Like, for example, the message board on Facebook. I have a love/hate relationship with Facebook (as I do, perhaps, with most things and people on this planet), and at the moment am in Hate mode. For those of you not in the know, it is essentially a MySpace for university students - and for those who don't know what MySpace is, well, I'm afraid you'll just have to go and find out. I can't do all the legwork for you. To get in touch with somebody else via the website, you can either send them a message - delivered to what is basically an email inbox only the recipient can access - or leave a post on their 'wall', as it is referred to. I can understand leaving a message on somebody's 'wall' if you have a particularly witty remark to make, for example, that is relevant to the world at large. But there are whole swathes of people who like to leave what can only be referred to as highly personal messages on this wall, for all the world to see. Why can't people conduct relationships in private? Don't people want to create their own world apart from the rest of humanity, that is for them and them only?
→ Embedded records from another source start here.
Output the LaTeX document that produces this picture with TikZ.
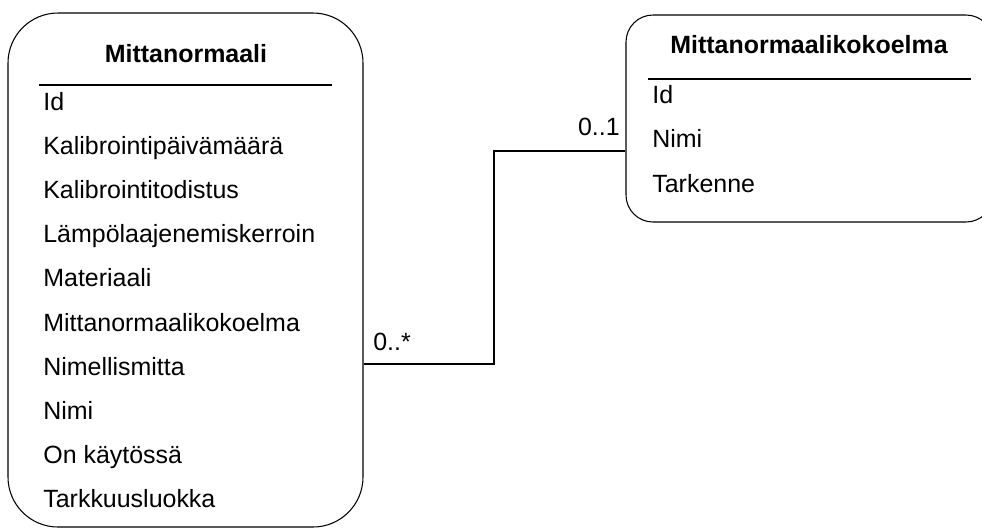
\documentclass[tikz,border=0pt]{standalone}
\usepackage{fontspec}
\setmainfont{Liberation Sans}
\begin{document}
\begin{tikzpicture}[
    entity/.style={rectangle, draw, line width=0.6pt},
    title/.style={anchor=base, inner sep=0pt, font=\fontsize{14.2}{17}\selectfont\bfseries},
    attr/.style={anchor=base west, inner sep=0pt, font=\fontsize{14.2}{17}\selectfont},
    mult/.style={inner sep=0pt, font=\fontsize{14.2}{17}\selectfont}
]
\useasboundingbox (0,0) rectangle (19.64,-10.58);

% Entities
\node[entity, rounded corners=1cm, minimum width=7.1cm, minimum height=10.28cm] (norm) at (3.71,-5.40) {};
\node[entity, rounded corners=0.54cm, minimum width=7.34cm, minimum height=4.14cm] (kok) at (16.19,-2.37) {};

% Titles
\node[title] (normT) at (3.72,-1.24) {Mittanormaali};
\node[title] (kokT) at (16.18,-1.06) {Mittanormaalikokoelma};
\draw[line width=0.6pt] (0.78,-1.70) -- (6.64,-1.70);
\draw[line width=0.6pt] (12.96,-1.58) -- (19.42,-1.58);

% Attributes
\node[attr] (n1) at (0.86,-2.20) {Id};
\node[attr] (n2) at (0.86,-3.08) {Kalibrointipäivämäärä};
\node[attr] (n3) at (0.86,-3.96) {Kalibrointitodistus};
\node[attr] (n4) at (0.86,-4.84) {Lämpölaajenemiskerroin};
\node[attr] (n5) at (0.86,-5.72) {Materiaali};
\node[attr] (n6) at (0.86,-6.62) {Mittanormaalikokoelma};
\node[attr] (n7) at (0.86,-7.50) {Nimellismitta};
\node[attr] (n8) at (0.86,-8.38) {Nimi};
\node[attr] (n9) at (0.86,-9.26) {On käytössä};
\node[attr] (n10) at (0.86,-10.14) {Tarkkuusluokka};

\node[attr] (k1) at (13.04,-2.06) {Id};
\node[attr] (k2) at (13.04,-2.94) {Nimi};
\node[attr] (k3) at (13.04,-3.84) {Tarkenne};

% Relation
\draw[line width=0.6pt] (norm.east |- 0,-7.28) -| (9.88,-3.02) -- (kok.west |- 0,-3.02);
\node[mult, anchor=base west] (mMany) at (7.46,-7.00) {0..*};
\node[mult, anchor=base east] (mOne) at (12.40,-2.70) {0..1};

\end{tikzpicture}
\end{document}
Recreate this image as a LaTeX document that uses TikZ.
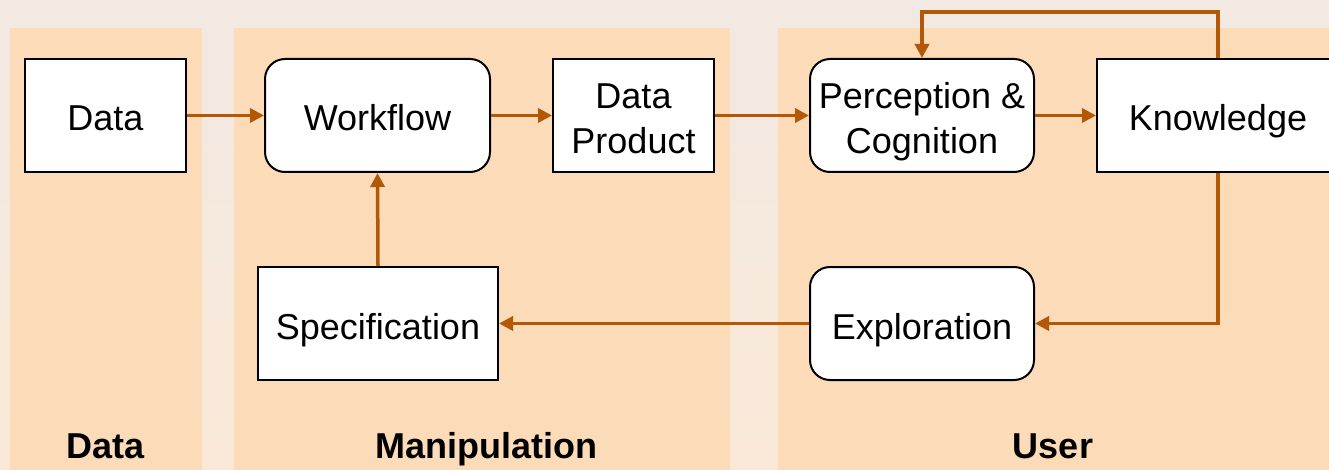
\documentclass[tikz,border=0pt]{standalone}
\usepackage{fontspec}
\setmainfont{Liberation Sans}
\usetikzlibrary{arrows.meta}
\definecolor{bgtop}{HTML}{F2E9E3}
\definecolor{bgbot}{HTML}{FAE9D8}
\definecolor{lane}{HTML}{FCDBB9}
\definecolor{flowc}{HTML}{B35806}
\tikzset{
  box/.style={draw=black, line width=2pt, fill=white, minimum height=113pt,
    align=center, inner sep=0pt, text height=31pt, text depth=0pt,
    font=\fontsize{36}{45}\selectfont},
  twoline/.style={text height=76pt},
  roundbox/.style={box, rounded corners=20pt},
  lanelabel/.style={font=\fontsize{36}{44}\selectfont\bfseries, inner sep=0pt, anchor=base},
  flow/.style={draw=flowc, line width=3.5pt,
    -{Triangle[length=14pt,width=14pt]}},
}
\begin{document}
\begin{tikzpicture}[x=1pt,y=-1pt]
  \useasboundingbox (0,0) rectangle (1329,470);
  \clip (0,0) rectangle (1329,470);
  % background and swim lanes
  \shade[top color=bgtop, bottom color=bgbot] (0,0) rectangle (1329,470);
  \fill[lane] (10,28) rectangle (202,470);
  \fill[lane] (234,28) rectangle (730,470);
  \fill[lane] (778,28) rectangle (1340,470);

  % process boxes
  \node[box, minimum width=161pt] (data) at (105.5,115.5) {Data};
  \node[roundbox, minimum width=225pt] (work) at (377.5,115.5) {Workflow};
  \node[box, twoline, minimum width=161pt] (prod) at (633.5,115.5) {Data\\Product};
  \node[roundbox, twoline, minimum width=224pt] (perc) at (922,115.5) {Perception \&\\Cognition};
  \node[box, minimum width=242pt] (know) at (1218,115.5) {Knowledge};
  \node[box, minimum width=240pt] (spec) at (378,323.5) {Specification};
  \node[roundbox, minimum width=224pt] (expl) at (922,323.5) {Exploration};

  % lane titles
  \node[lanelabel] (ldata) at (106,458) {Data};
  \node[lanelabel] (lmani) at (486,458) {Manipulation};
  \node[lanelabel] (luser) at (1053,458) {User};

  % connectors
  \coordinate (loop) at (0,12);
  \draw[flow] (data) -- (work);
  \draw[flow] (work) -- (prod);
  \draw[flow] (prod) -- (perc);
  \draw[flow] (perc) -- (know);
  \draw[flow] (know.north) -- (know.north |- loop) -| (perc.north);
  \draw[flow] (know.south) |- (expl.east);
  \draw[flow] (expl) -- (spec);
  \draw[flow] (spec.north) -- (work.south);
\end{tikzpicture}
\end{document}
And another thing. I am fed up with people who make the dramatic statement, 'Oh, you MUST meet so and so, you'll really like them!' For one, don't bother to presume to know who or what I'll like. For two - oh, I can't even be bothered to explain the 'for two'. Its all too depressing.
Now I shall retreat into my world, and urge everyone else to get back into theirs. In our joyful capitalist society our need for other people has been diminished to merely offering services for payment; why do we need to pretend otherwise.